Au début du mois de janvier, le président Lula da Silva l’a nommée ministre du nouveau ministère des Peuples autochtones. Elle est l’une des 37 ministres du nouveau gouvernement – dont seules 11 femmes en font partie.

LES REVENDICATIONS DES INDIGÈNES : METTRE FIN À L’EXTRACTIVISME DANS LEURS TERRITOIRES, DAVANTAGE DE PARTICIPATION ET SIMPLIFICATION DES REVENDICATIONS TERRITORIALES

Avant la prestation de son serment en tant que ministre, elle avait coordonné les campagnes de la fédération des Indigènes du Brésil (APIB – Articulação dos Povos Indígenas do Brasil). Cette fédération a publié lors de l’entrée en fonction de Da Silva un plan de 10 points portant sur les revendications adressées au nouveau gouvernement.

Dès le début, la nouvelle ministre a donc l’opportunité de faire ses preuves en répondant aux revendication de l’APIB, qui réclame l’annulation immédiate des sept actes juridiques normatifs du gouvernement précédent, parmi lesquels le décret qui autorise l’extractivisme sur les territoires des populations indigènes.

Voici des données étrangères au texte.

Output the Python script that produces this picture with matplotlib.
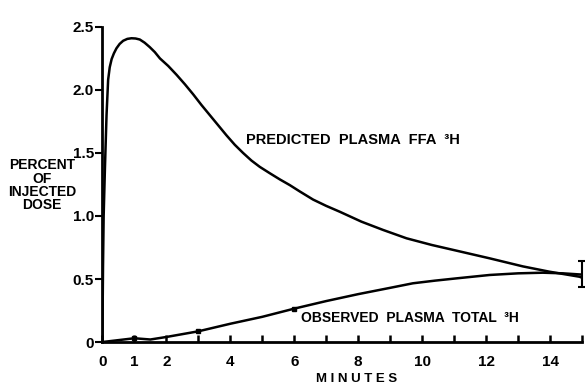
import matplotlib
matplotlib.use("Agg")
import matplotlib.pyplot as plt

# Predicted plasma FFA 3H (percent of injected dose)
pred_t = [0, 0.02, 0.04, 0.08, 0.13, 0.18, 0.23, 0.29, 0.36, 0.44, 0.54, 0.65, 0.78, 0.91, 1.04, 1.17, 1.32, 1.48, 1.64, 1.8,
          2.06, 2.32, 2.58, 2.84, 3.1, 3.36, 3.62, 3.88, 4.14, 4.4, 4.66, 4.92, 5.23, 5.55, 5.86, 6.17, 6.59, 7.0, 7.42,
          8.1, 8.78, 9.51, 10.3, 11.07, 12.11, 13.15, 13.98, 14.92, 15]
pred_v = [0, 0.6, 1.0, 1.38, 1.8, 2.08, 2.18, 2.245, 2.29, 2.33, 2.365, 2.39, 2.405, 2.41, 2.408, 2.40, 2.375, 2.34, 2.3, 2.25,
          2.19, 2.12, 2.045, 1.965, 1.88, 1.80, 1.72, 1.64, 1.565, 1.50, 1.44, 1.39, 1.34, 1.29, 1.245, 1.195, 1.13, 1.08, 1.034,
          0.955, 0.889, 0.823, 0.77, 0.725, 0.664, 0.60, 0.558, 0.518, 0.51]

# Observed plasma total 3H
obs_t = [0, 1, 1.5, 2, 3, 4, 5, 6, 7, 8, 9, 9.71, 10.4, 11.07, 12.11, 13.0, 13.77, 14.4, 15]
obs_v = [0, 0.03, 0.02, 0.04, 0.085, 0.145, 0.2, 0.265, 0.325, 0.38, 0.43, 0.466, 0.487, 0.505, 0.532, 0.545, 0.55, 0.545, 0.535]
obs_marker_t = [1, 3, 6]
obs_marker_v = [0.03, 0.085, 0.265]
err_t = [15]
err_v = [0.54]
err_e = [0.1]

x_major = [0, 1, 2, 4, 6, 8, 10, 12, 14]
x_minor = [3, 5, 7, 9, 11, 13, 15]
y_ticks = [0, 0.5, 1.0, 1.5, 2.0, 2.5]
y_labels = ["0", "0.5", "1.0", "1.5", "2.0", "2.5"]

FONT = ["Liberation Sans Narrow", "Liberation Sans", "DejaVu Sans"]
plt.rcParams['font.family'] = FONT

fig = plt.figure(figsize=(5.85, 3.9), dpi=100)
ax = fig.add_axes([0.175, 0.123, 0.82, 0.808])

ax.plot(pred_t, pred_v, color="black", lw=1.8, solid_joinstyle="round", solid_capstyle="round")
ax.plot(obs_t, obs_v, color="black", lw=1.8, solid_joinstyle="round")
ax.plot(obs_marker_t, obs_marker_v, "s", color="black", ms=3.5)
ax.errorbar(err_t, err_v, yerr=err_e, fmt="none", ecolor="black", elinewidth=1.5, capsize=3, capthick=1.5, clip_on=False)

ax.set_xlim(0, 15)
ax.set_ylim(0, 2.5)
for s in ["top", "right"]:
    ax.spines[s].set_visible(False)
for s in ["left", "bottom"]:
    ax.spines[s].set_linewidth(2)

ax.set_xticks(x_major)
ax.set_xticklabels([str(v) for v in x_major], fontsize=11, fontweight="bold")
ax.set_xticks(x_minor, minor=True)
ax.tick_params(axis="x", which="both", direction="in", length=5, width=1.8, pad=9)
ax.set_yticks(y_ticks)
ax.set_yticklabels(y_labels, fontsize=11, fontweight="bold")
ax.tick_params(axis="y", direction="out", length=5, width=1.5, pad=1)

ax.set_xlabel("M I N U T E S", fontsize=9.5, fontweight="bold")
ax.xaxis.set_label_coords(0.53, -0.098)

fig.text(0.072, 0.525, "PERCENT\nOF\nINJECTED\nDOSE", ha="center", va="center",
         fontsize=10, fontweight="bold", linespacing=0.95)

ax.text(4.5, 1.6, "PREDICTED  PLASMA  FFA  ³H", fontsize=10.5, fontweight="bold", va="center", ha="left")
ax.text(6.2, 0.19, "OBSERVED  PLASMA  TOTAL  ³H", fontsize=10, fontweight="bold", va="center", ha="left")

fig.savefig("out.png", dpi=100)
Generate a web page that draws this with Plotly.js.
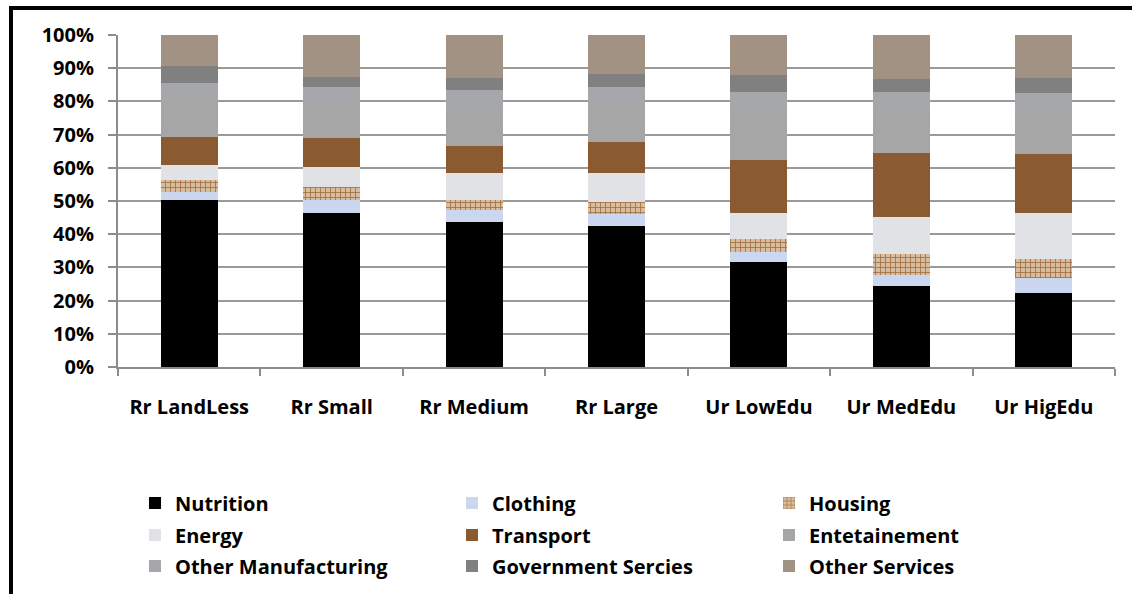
<!DOCTYPE html>
<html>
<head>
<meta charset="utf-8">
<script src="https://cdn.plot.ly/plotly-3.0.1.min.js"></script>
<style>
  html, body { margin: 0; padding: 0; background: #ffffff; }
  #chart { width: 1132px; height: 594px; }
</style>
</head>
<body>
<div id="chart"></div>
<script>
const categories = ["Rr LandLess", "Rr Small", "Rr Medium", "Rr Large", "Ur LowEdu", "Ur MedEdu", "Ur HigEdu"];

const nutrition     = [50.3, 46.4, 43.7, 42.4, 31.7, 24.4, 22.3];
const clothing      = [2.5, 3.9, 3.5, 3.8, 2.8, 3.2, 4.5];
const housing       = [3.5, 4.0, 3.1, 3.5, 4.0, 6.4, 5.7];
const energy        = [4.5, 6.0, 8.0, 8.8, 7.9, 11.2, 13.9];
const transport     = [8.5, 8.8, 8.2, 9.3, 15.9, 19.4, 17.7];
const entetainement = [11.1, 9.5, 11.2, 11.1, 15.1, 13.1, 13.3];
const otherManuf    = [5.2, 5.6, 5.7, 5.5, 5.3, 5.0, 5.2];
const government    = [5.1, 3.2, 3.7, 3.8, 5.3, 4.0, 4.4];
const otherServices = [9.3, 12.6, 12.9, 11.8, 12.0, 13.3, 13.0];

const yTickVals = [0, 10, 20, 30, 40, 50, 60, 70, 80, 90, 100];

const FONT = "'Open Sans', 'Noto Sans', sans-serif";

const series = [
  {name: "Nutrition", y: nutrition, color: "#000000", legend: "legend"},
  {name: "Clothing", y: clothing, color: "#cad7ee", legend: "legend"},
  {name: "Housing", y: housing, color: "#d5b797", legend: "legend",
   pattern: {shape: "+", fgcolor: "#a06e42", bgcolor: "#d8bc9e", size: 5, solidity: 0.3}},
  {name: "Energy", y: energy, color: "#e1e2e6", legend: "legend2"},
  {name: "Transport", y: transport, color: "#8a5a30", legend: "legend2"},
  {name: "Entetainement", y: entetainement, color: "#a6a6a6", legend: "legend2"},
  {name: "Other Manufacturing", y: otherManuf, color: "#a6a7ab", legend: "legend3"},
  {name: "Government Sercies", y: government, color: "#808080", legend: "legend3"},
  {name: "Other Services", y: otherServices, color: "#a29283", legend: "legend3"}
];

const traces = series.map(s => {
  const marker = {color: s.color, line: {width: 0}};
  if (s.pattern) marker.pattern = s.pattern;
  return {
    type: "bar",
    name: s.name,
    x: categories,
    y: s.y,
    marker: marker,
    legend: s.legend,
    hoverinfo: "name+y"
  };
});

const plotL = 118, plotR = 1115, plotT = 35, plotB = 367;
const W = 1132, H = 594;
const pw = plotR - plotL, ph = plotB - plotT;
const px = v => (v - plotL) / pw;
const py = v => (plotB - v) / ph;

const legendFont = {family: FONT, size: 20, color: "#000000", weight: "bold"};
const legendBase = {
  orientation: "h",
  xref: "container", yref: "container",
  x: 135 / W, xanchor: "left",
  yanchor: "middle",
  entrywidth: 272, entrywidthmode: "pixels",
  font: legendFont,
  bgcolor: "rgba(0,0,0,0)",
  traceorder: "normal",
  itemclick: false, itemdoubleclick: false
};

const layout = {
  width: W, height: H,
  margin: {l: plotL, r: W - plotR, t: plotT, b: H - plotB, autoexpand: false},
  paper_bgcolor: "#ffffff",
  plot_bgcolor: "#ffffff",
  barmode: "stack",
  bargap: 0.6,
  showlegend: true,
  font: {family: FONT, color: "#000000"},
  xaxis: {
    type: "category",
    showline: true, linecolor: "#8c8c8c", linewidth: 2,
    ticks: "outside", tickson: "boundaries", ticklen: 7, tickcolor: "#8c8c8c", tickwidth: 2,
    showgrid: false,
    tickfont: {family: FONT, size: 20, color: "#000000", weight: "bold"},
    ticklabelstandoff: 21,
    automargin: false,
    fixedrange: true
  },
  yaxis: {
    range: [0, 100],
    tickvals: yTickVals,
    ticktext: yTickVals.map(v => v + "%"),
    showline: true, linecolor: "#8c8c8c", linewidth: 2,
    ticks: "outside", ticklen: 8, tickcolor: "#8c8c8c", tickwidth: 2,
    showgrid: true, gridcolor: "#9a9a9a", gridwidth: 2,
    zeroline: false,
    tickfont: {family: FONT, size: 20, color: "#000000", weight: "bold"},
    ticklabelstandoff: 10,
    automargin: false,
    fixedrange: true
  },
  legend:  Object.assign({}, legendBase, {y: 1 - 503 / H}),
  legend2: Object.assign({}, legendBase, {y: 1 - 535 / H}),
  legend3: Object.assign({}, legendBase, {y: 1 - 566 / H}),
  shapes: [
    {type: "line", xref: "paper", yref: "paper",
     x0: px(11), x1: px(11), y0: py(7), y1: py(600),
     line: {color: "#000000", width: 4}},
    {type: "line", xref: "paper", yref: "paper",
     x0: px(9), x1: px(1140), y0: py(8), y1: py(8),
     line: {color: "#000000", width: 4}}
  ]
};

Plotly.newPlot("chart", traces, layout, {displayModeBar: false, staticPlot: false});
</script>
</body>
</html>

L’une des plus importantes revendications est l’annulation du décret « Marco Temporal », selon lequel les peuples indigènes ne peuvent revendiquer un territoire que s’ils sont en mesure de prouver qu’ils y vivaient déjà avant l’entrée en vigueur de la constitution brésilienne de 1988. Toutefois, apporter une telle preuve est de facto impossible. Car si les indigènes ont déjà été expulsés, ils doivent prouver qu’à ce moment-là, ils avaient déjà déposé une demande de réoccupation de la terre.

Jusqu’en 1988, la population indigène se trouvait cependant sous la tutelle de la FUNAI (Fundação Nacional do Índio). Elle n’avait donc aucun recours juridique à disposition pour s’adresser à la justice par l’intermédiaire d’une représentation propre. La FUNAI devait assurer le respect des droits des populations indigènes. Depuis 2019, elle est subordonnée au ministère de la Femme, de la Famille et des Droits humains.

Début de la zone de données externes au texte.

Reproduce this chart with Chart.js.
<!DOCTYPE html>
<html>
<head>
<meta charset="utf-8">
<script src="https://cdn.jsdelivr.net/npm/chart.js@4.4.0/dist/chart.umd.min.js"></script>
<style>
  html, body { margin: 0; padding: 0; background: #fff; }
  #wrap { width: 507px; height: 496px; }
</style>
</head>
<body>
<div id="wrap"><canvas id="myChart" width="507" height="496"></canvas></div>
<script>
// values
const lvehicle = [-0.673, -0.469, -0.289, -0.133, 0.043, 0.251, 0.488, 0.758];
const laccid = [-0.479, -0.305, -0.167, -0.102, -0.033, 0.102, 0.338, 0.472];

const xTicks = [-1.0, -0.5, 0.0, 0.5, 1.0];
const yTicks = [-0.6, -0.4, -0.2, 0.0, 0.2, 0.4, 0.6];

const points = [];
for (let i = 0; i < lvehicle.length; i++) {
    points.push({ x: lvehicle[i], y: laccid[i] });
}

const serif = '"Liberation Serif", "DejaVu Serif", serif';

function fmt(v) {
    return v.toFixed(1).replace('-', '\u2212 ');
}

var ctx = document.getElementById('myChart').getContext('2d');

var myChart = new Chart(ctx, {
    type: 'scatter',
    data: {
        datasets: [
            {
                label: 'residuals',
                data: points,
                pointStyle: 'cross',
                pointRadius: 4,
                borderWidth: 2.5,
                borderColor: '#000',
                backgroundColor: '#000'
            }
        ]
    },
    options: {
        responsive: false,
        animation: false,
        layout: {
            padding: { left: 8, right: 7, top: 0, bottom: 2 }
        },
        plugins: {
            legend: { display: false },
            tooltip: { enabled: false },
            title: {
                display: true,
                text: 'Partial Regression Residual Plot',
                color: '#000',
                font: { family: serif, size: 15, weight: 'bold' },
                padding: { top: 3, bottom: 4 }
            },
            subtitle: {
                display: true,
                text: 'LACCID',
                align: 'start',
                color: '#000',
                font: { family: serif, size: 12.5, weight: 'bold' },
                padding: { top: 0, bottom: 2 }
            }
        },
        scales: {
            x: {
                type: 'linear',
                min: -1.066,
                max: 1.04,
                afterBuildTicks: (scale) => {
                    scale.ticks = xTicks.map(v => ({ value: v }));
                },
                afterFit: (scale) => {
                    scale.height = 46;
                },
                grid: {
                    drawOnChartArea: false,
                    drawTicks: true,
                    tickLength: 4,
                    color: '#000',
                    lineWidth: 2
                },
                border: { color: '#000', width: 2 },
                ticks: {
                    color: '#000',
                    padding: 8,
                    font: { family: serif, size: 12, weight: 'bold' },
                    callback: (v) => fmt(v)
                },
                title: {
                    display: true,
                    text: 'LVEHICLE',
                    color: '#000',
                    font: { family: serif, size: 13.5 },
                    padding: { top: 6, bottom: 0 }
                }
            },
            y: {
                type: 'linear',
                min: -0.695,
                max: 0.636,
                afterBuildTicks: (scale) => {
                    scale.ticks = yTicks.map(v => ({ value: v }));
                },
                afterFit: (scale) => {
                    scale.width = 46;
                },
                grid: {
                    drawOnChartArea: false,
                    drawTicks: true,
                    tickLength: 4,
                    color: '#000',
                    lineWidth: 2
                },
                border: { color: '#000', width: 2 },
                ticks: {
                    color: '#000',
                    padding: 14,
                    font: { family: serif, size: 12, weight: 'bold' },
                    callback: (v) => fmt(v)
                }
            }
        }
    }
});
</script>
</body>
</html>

BOLSONARO A EMPÊCHÉ LA RESTITUTION DE LA TERRE – LULA VEUT TRENDWENDE

L’ex-président d’extrême droite, Jair Bolsonaro, a bloqué et reporté par le biais du Marco Temporal toute tentative des populations indigènes pour protéger leur habitat légal ou pour le récupérer. Le gouvernement de Lula da Silva annonce que la politique inhumaine de son prédécesseur est terminée et veut s’engager à l’avenir pour les droits de tous les Brésiliens et de toutes les Brésiliennes. Les peuples indigènes en font également partie.

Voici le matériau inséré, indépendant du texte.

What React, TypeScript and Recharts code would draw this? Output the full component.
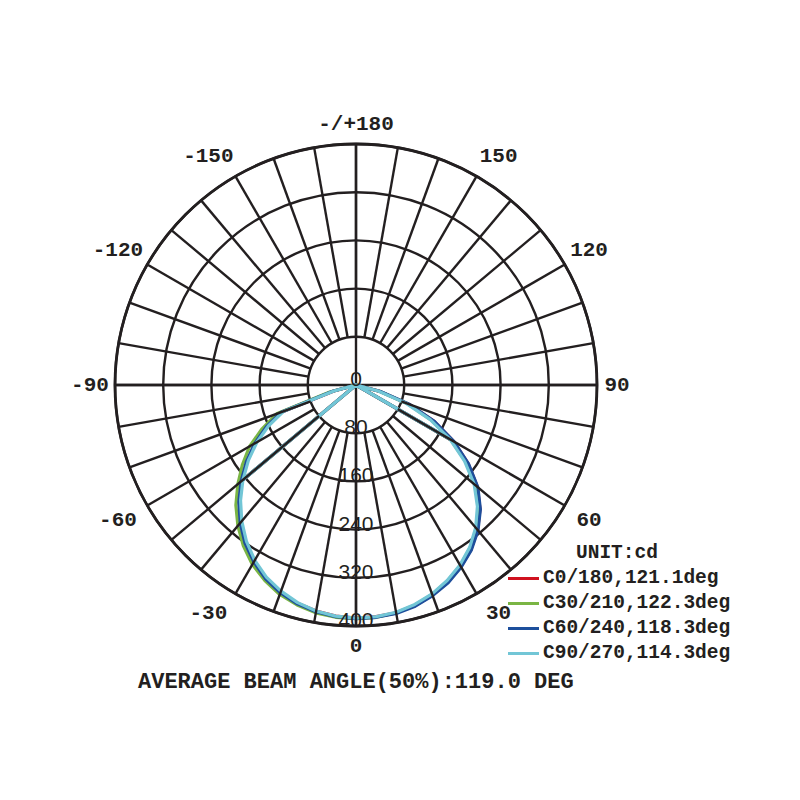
import React from 'react';
import {
  RadarChart,
  Radar,
  PolarGrid,
  PolarAngleAxis,
  PolarRadiusAxis,
  Legend,
} from 'recharts';

// gamma angles, -90 (left) .. 0 (down) .. 90 (right)
const ANGLES = [
  -90, -85, -80, -75, -70, -65, -60, -55, -50, -45, -40, -35, -30, -25, -20, -15, -10, -5,
  0, 5, 10, 15, 20, 25, 30, 35, 40, 45, 50, 55, 60, 65, 70, 75, 80, 85, 90,
];

// intensity in cd
const C0_180 = [
  0, 0, 0, 38, 131, 163, 193, 221, 248, 274, 298, 320, 339, 354, 366, 375, 381, 385,
  387, 386, 384, 379, 371, 361, 348, 333, 314, 291, 263, 227, 187, 143, 94, 41, 0, 0, 0,
];
const C30_210 = [
  0, 0, 0, 45, 140, 172, 204, 230, 256, 282, 305, 326, 344, 358, 370, 378, 384, 387,
  388, 387, 384, 378, 370, 359, 346, 330, 311, 287, 258, 222, 182, 138, 90, 40, 0, 0, 0,
];
const C60_240 = [
  0, 0, 0, 40, 132, 164, 194, 222, 249, 275, 299, 321, 339, 355, 367, 376, 382, 386,
  388, 387, 385, 380, 372, 362, 349, 334, 315, 292, 264, 228, 188, 144, 95, 42, 0, 0, 0,
];
const C90_270 = [
  0, 0, 0, 38, 128, 160, 190, 218, 245, 271, 295, 317, 336, 352, 364, 374, 381, 385,
  387, 386, 383, 377, 369, 358, 345, 329, 309, 285, 256, 220, 180, 136, 88, 38, 0, 0, 0,
];

const SERIES = [
  { key: 'c0', name: 'C0/180,121.1deg', values: C0_180, color: '#d0121f' },
  { key: 'c30', name: 'C30/210,122.3deg', values: C30_210, color: '#7ab544' },
  { key: 'c60', name: 'C60/240,118.3deg', values: C60_240, color: '#1d4f9c' },
  { key: 'c90', name: 'C90/270,114.3deg', values: C90_270, color: '#72c6d6' },
];

const ANGLE_TICKS = [-150, -120, -90, -60, -30, 0, 30, 60, 90, 120, 150, 180];
const SPOKE_TICKS = [
  -180, -170, -160, -150, -140, -130, -120, -110, -100, -90, -80, -70, -60, -50, -40, -30, -20, -10,
  0, 10, 20, 30, 40, 50, 60, 70, 80, 90, 100, 110, 120, 130, 140, 150, 160, 170, 180,
];
const RADIUS_TICKS = [0, 80, 160, 240, 320, 400];

// the drawn curve runs out from the centre along a spoke, round the lobe,
// back in along the other spoke and over the lobe again
const SPOKE_LEFT = ANGLES.indexOf(-50);
const SPOKE_RIGHT = ANGLES.indexOf(60);
const order: number[] = [SPOKE_LEFT];
ANGLES.forEach((_, i) => order.push(i));
for (let i = SPOKE_RIGHT; i >= SPOKE_LEFT; i--) order.push(i);

const data = order.map((i) => {
  const row: Record<string, number> = { angle: ANGLES[i] };
  SERIES.forEach((s) => {
    row[s.key] = s.values[i];
  });
  return row;
});

const INK = '#231f20';
const MONO = '"Liberation Mono", "Courier New", monospace';
const SANS = '"Liberation Sans", Arial, sans-serif';

const AngleTick = (props: any) => {
  const { x, y, payload } = props;
  const v = payload.value;
  const rad = (v * Math.PI) / 180;
  const s = Math.sin(rad);
  const c = Math.cos(rad);
  // side labels sit a little further out
  let dx = Math.sign(Math.round(s * 1000)) * 14 * Math.abs(c);
  if (v < 0) dx -= 5;
  const dy = Math.abs(s) > 0.01 ? 12 * c * s * s : 0;
  return (
    <text
      x={x + dx}
      y={y + dy}
      textAnchor="middle"
      dominantBaseline="central"
      fontFamily={MONO}
      fontWeight="bold"
      fontSize={21}
      fill={INK}
    >
      {v === 180 ? '-/+180' : String(v)}
    </text>
  );
};

const RadiusTick = (props: any) => {
  const { x, y, payload } = props;
  return (
    <text x={x} y={y} dy={1} textAnchor="middle" fontFamily={SANS} fontSize={21} fill={INK}>
      {payload.value}
    </text>
  );
};

const LegendBox = (props: any) => {
  const { payload } = props;
  return (
    <div style={{ fontFamily: MONO, fontWeight: 'bold', fontSize: 19.5, color: INK }}>
      <div style={{ paddingLeft: 68, height: 25, lineHeight: '25px' }}>UNIT:cd</div>
      {(payload || []).map((e: any) => (
        <div key={e.value} style={{ display: 'flex', alignItems: 'center', height: 25 }}>
          <span
            style={{ display: 'inline-block', width: 31, height: 3, background: e.color, marginRight: 4 }}
          />
          <span style={{ lineHeight: '25px' }}>{e.value}</span>
        </div>
      ))}
    </div>
  );
};

export default function App() {
  return (
    <div style={{ position: 'absolute', left: 0, top: 0, width: 800, height: 800, background: '#fff' }}>
      <RadarChart
        width={800}
        height={800}
        data={data}
        cx={356}
        cy={385}
        outerRadius={241}
        startAngle={90}
        endAngle={450}
        margin={{ top: 0, right: 0, bottom: 0, left: 0 }}
      >
        <PolarGrid
          gridType="circle"
          polarAngles={[0, 90, 180, 270]}
          stroke={INK}
          strokeWidth={2.4}
        />
        <PolarAngleAxis
          angleAxisId={1}
          dataKey="angle"
          type="number"
          domain={[-180, 180]}
          ticks={SPOKE_TICKS}
          tickCount={37}
          orientation="inner"
          tickSize={192.8}
          tick={false}
          axisLine={false}
          tickLine={{ stroke: INK, strokeWidth: 2.4 }}
          stroke={INK}
        />
        <PolarAngleAxis
          dataKey="angle"
          type="number"
          domain={[-180, 180]}
          ticks={ANGLE_TICKS}
          tickSize={20}
          tickLine={false}
          axisLineType="circle"
          axisLine={{ stroke: INK, strokeWidth: 2.8 }}
          tick={<AngleTick />}
        />
        <PolarRadiusAxis
          angle={-90}
          type="number"
          domain={[0, 400]}
          ticks={RADIUS_TICKS}
          axisLine={false}
          tickLine={false}
          tick={<RadiusTick />}
        />
        {SERIES.map((s) => (
          <Radar
            key={s.key}
            name={s.name}
            dataKey={s.key}
            stroke={s.color}
            strokeWidth={3.2}
            strokeLinejoin="round"
            fill="none"
            fillOpacity={0}
            dot={false}
            isAnimationActive={false}
          />
        ))}
        <Legend
          layout="vertical"
          align="right"
          verticalAlign="middle"
          content={<LegendBox />}
          wrapperStyle={{ left: 508, top: 541, right: 'auto', bottom: 'auto', width: 260 }}
        />
      </RadarChart>
      <div
        style={{
          position: 'absolute',
          left: 138,
          top: 672,
          fontFamily: MONO,
          fontWeight: 'bold',
          fontSize: 22,
          lineHeight: '22px',
          color: INK,
          whiteSpace: 'nowrap',
        }}
      >
        AVERAGE BEAM ANGLE(50%):119.0 DEG
      </div>
    </div>
  );
}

Plus de 1 000 territoires sont actuellement revendiqués par les populations indigènes. 731 demandes sont actuellement traitées.

JAMAIS AUPARAVANT AUTANT DE DÉPUTÉS INDIGÈNES N’ÉTAIENT ENTRÉS AU CONGRÈS NATIONAL

Mario Juruna fut en 1983 le premier député indigène au niveau national. Il aura fallu attendre encore 35 ans pour que Joênia Wapichana soit élue première femme indigène au Congrès.

Les dernières élections font ainsi entrer cinq députés, représentant les populations indigènes, au Congrès national. Parmi eux, Sônia Guajajara et la militante pour les droits de l’humain, Célia Xakriabá. C’est peu, mais davantage que jamais auparavant.